Hopper v. Parke

Opinion of the Court, by

Bickerton, J.

This matter comes here on a submission of facts, agreed upon by the parties hereto, as follows :

1. That on October 10th, 1885, said Hopper loaned to said Anin the sum of $1,500, and took from him a note payable on demand for that amount with interest at the rate of one per cent, a month until paid, which note was endorsed by Conchee & Ahung. a copy whereof is hereunto annexed and made a part hereof marked “ Exhibit A.”

2. That a mortgage to secure said note was given by said Anin to said Hopper upon four shares of a certain rice plantation at Waialua, Oahu, dated June 24th, 1886, of record in Liber 102, folio 168; which mortgage is here in Court to be produced as a part hereof.

3. That said note has not been paid and the endorsers are insolvent as far as knowm to the parties hereto.

4. That one Ahuna, a partner of said Anin, died in the year 1886 and S. Selig of Honolulu was duly appointed administrator *186of his estate: that said Selig was also appointed receiver of the partnership of Anin & Ahuna.

5. That on February 9th, 1887, said Anin gave to said Hopper an order on said Selig, receiver, for the amount due to him from the partnership property when settled) which order was accepted by said Selig, a copy 'whereof is hereunto annexed and made a part hereof marked “Exhibit B.,” said Selig at that time having moneys or credits of said firm in his hands.

6. That on April 2d, 1887, said Anin was adjudged a bankrupt and said Parke and Austin were duly appointed assignees of his estate.

7. That said Selig on May 9th, 1887, having in hands the sum of $1,667.80 belonging to said Anin, the proceeds of property coming into his hands as receiver, paid the same to the Clerk of the Supreme Court, acting under direction of the Court; that said money was afterwards paid by said Clerk to said assignees.

The question to be decided by the Court is, should said sum of $1,667.30 be now paid to said Hopper in virtue of the above facts, after deducting such amounts for commissions of assignees and costs in bankruptcy as may be allowed?

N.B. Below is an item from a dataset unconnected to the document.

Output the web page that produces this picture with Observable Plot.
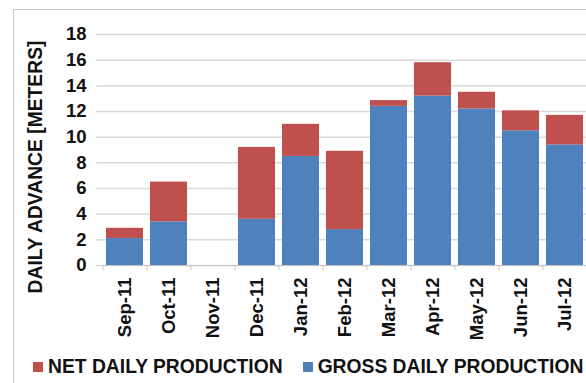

It appears that the said Hopper held Anin’s note' Secured by mortgage on four shares of a certain rice plantation, which said shares were sold by S. Selig as receiver in closing up the estate of Anin & Ahuna; he having the proceeds of this security in his hands on February 9th, 1887, Y. Anin gave an order on said Selig, payable to Hopper, as follows:

“ Honolulu, Feb. 9, 1887.
“ Please pay to the order of James A. Hopper the amount due to me from the partnership property of Anin and Ahuna, and w’hen the matter is settled and the amount ascertained definitely, please render to said James A. Hopper a full account thereof.
(Signed) Y. Anin.
“ To S. Selig, Esq., Receiver of Anin and Ahuna, Honolulu.
“ Accepted, Honolulu, Feb. 9, 1887.
(Signed) S. Selig.”
F. M. Hatch, for plaintiff. Jona. Austin, for defendants,

The order was accepted by S. Selig on the same day, but has not been paid, he, Selig, having paid the balance of $1,667.30 in his hands, belonging to said Anin, to the Clerk of the Supreme Court under direction of the Court; that said money was after-wards paid by said Clerk to said assignees under the direction of the Court dated May 7th, 1887, on a submission by Parke and Austin, assignees, and S. Selig, receiver and administrator of Ahuna’s estate. (Ante, p. 79).

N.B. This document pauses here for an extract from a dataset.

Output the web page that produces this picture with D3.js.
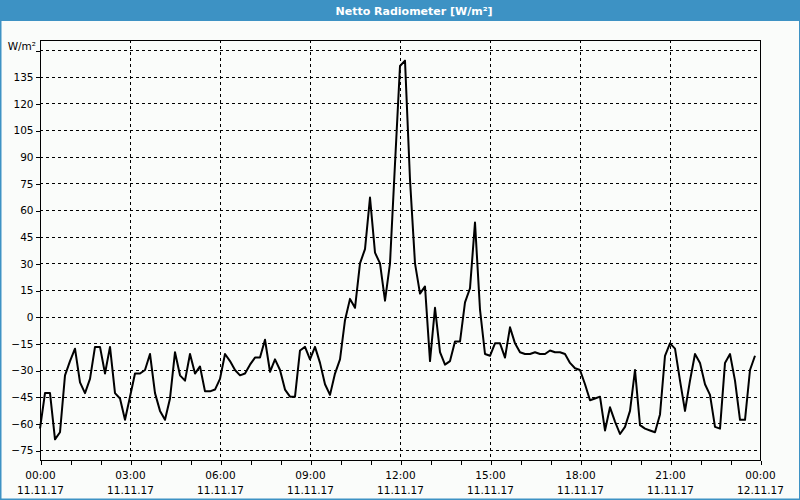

It also appears that at the time of this submission said assignees and receiver well knew of the existence of the said accepted order, and it was their duty to state this fact in the prior submission; if they had done so, it would have avoided the question now before ns and unnecessary expense to parties, for undoubtedly we should have ordered the balance, or so much of it as was necessary, paid to Hopper on the said accepted order.

There can only be one conclusion, that Selig having realized on the whole estate including the shares covered by Hopper’s mortgage, and having moneys or credits of Anin’s in his hands, the said accepted order was substituted for the note secured by mortgage. Selig should have paid it out of the funds in his hands. And we are now of the opinion that the said sum of $1,667.30 should be paid to said, Hopper less costs of this submission. We are of opinion that the assignees are not entitled to take commissions on this amount, because it formed no part of the bankrupt’s estate and should not have been paid over to them. Nor should the costs of the bankruptcy be taken from this sum.